Exercise description: Repeat the listing in full, preserving every character.

Source excerpt:

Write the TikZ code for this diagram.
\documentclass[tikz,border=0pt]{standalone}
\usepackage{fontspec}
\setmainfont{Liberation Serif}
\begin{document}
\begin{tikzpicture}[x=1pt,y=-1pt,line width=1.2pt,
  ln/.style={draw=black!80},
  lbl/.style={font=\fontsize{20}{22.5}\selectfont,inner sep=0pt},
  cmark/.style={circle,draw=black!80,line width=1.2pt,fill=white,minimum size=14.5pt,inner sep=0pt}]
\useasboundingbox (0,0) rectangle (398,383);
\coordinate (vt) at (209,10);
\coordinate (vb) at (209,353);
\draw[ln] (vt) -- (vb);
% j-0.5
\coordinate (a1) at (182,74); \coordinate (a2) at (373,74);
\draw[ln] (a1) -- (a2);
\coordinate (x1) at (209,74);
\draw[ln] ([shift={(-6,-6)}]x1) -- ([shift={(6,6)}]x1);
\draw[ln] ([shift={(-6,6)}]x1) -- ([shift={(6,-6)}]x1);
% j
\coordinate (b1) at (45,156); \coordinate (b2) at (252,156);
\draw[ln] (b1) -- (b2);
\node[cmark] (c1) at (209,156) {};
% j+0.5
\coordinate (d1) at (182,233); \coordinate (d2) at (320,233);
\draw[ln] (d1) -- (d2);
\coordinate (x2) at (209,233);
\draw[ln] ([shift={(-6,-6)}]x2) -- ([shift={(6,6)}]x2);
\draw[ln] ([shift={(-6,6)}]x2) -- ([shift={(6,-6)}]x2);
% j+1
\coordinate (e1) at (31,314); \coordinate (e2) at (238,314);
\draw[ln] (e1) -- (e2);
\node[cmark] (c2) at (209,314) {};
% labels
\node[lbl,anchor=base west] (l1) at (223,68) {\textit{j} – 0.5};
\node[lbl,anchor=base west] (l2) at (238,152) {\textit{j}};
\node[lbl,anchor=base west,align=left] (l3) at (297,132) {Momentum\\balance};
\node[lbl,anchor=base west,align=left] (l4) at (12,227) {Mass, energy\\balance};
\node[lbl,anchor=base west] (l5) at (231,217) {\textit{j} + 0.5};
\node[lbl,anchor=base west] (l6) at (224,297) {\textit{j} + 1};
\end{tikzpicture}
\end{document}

Solution to the exercise:
Write the TikZ code for this diagram.
\documentclass[tikz,border=0pt]{standalone}
\usepackage{fontspec}
\setmainfont{Liberation Serif}
\begin{document}
\begin{tikzpicture}[x=1pt,y=-1pt,line width=1.2pt,
  ln/.style={draw=black!80},
  lbl/.style={font=\fontsize{20}{22.5}\selectfont,inner sep=0pt},
  cmark/.style={circle,draw=black!80,line width=1.2pt,fill=white,minimum size=14.5pt,inner sep=0pt}]
\useasboundingbox (0,0) rectangle (398,383);
\coordinate (vt) at (209,10);
\coordinate (vb) at (209,353);
\draw[ln] (vt) -- (vb);
% j-0.5
\coordinate (a1) at (182,74); \coordinate (a2) at (373,74);
\draw[ln] (a1) -- (a2);
\coordinate (x1) at (209,74);
\draw[ln] ([shift={(-6,-6)}]x1) -- ([shift={(6,6)}]x1);
\draw[ln] ([shift={(-6,6)}]x1) -- ([shift={(6,-6)}]x1);
% j
\coordinate (b1) at (45,156); \coordinate (b2) at (252,156);
\draw[ln] (b1) -- (b2);
\node[cmark] (c1) at (209,156) {};
% j+0.5
\coordinate (d1) at (182,233); \coordinate (d2) at (320,233);
\draw[ln] (d1) -- (d2);
\coordinate (x2) at (209,233);
\draw[ln] ([shift={(-6,-6)}]x2) -- ([shift={(6,6)}]x2);
\draw[ln] ([shift={(-6,6)}]x2) -- ([shift={(6,-6)}]x2);
% j+1
\coordinate (e1) at (31,314); \coordinate (e2) at (238,314);
\draw[ln] (e1) -- (e2);
\node[cmark] (c2) at (209,314) {};
% labels
\node[lbl,anchor=base west] (l1) at (223,68) {\textit{j} – 0.5};
\node[lbl,anchor=base west] (l2) at (238,152) {\textit{j}};
\node[lbl,anchor=base west,align=left] (l3) at (297,132) {Momentum\\balance};
\node[lbl,anchor=base west,align=left] (l4) at (12,227) {Mass, energy\\balance};
\node[lbl,anchor=base west] (l5) at (231,217) {\textit{j} + 0.5};
\node[lbl,anchor=base west] (l6) at (224,297) {\textit{j} + 1};
\end{tikzpicture}
\end{document}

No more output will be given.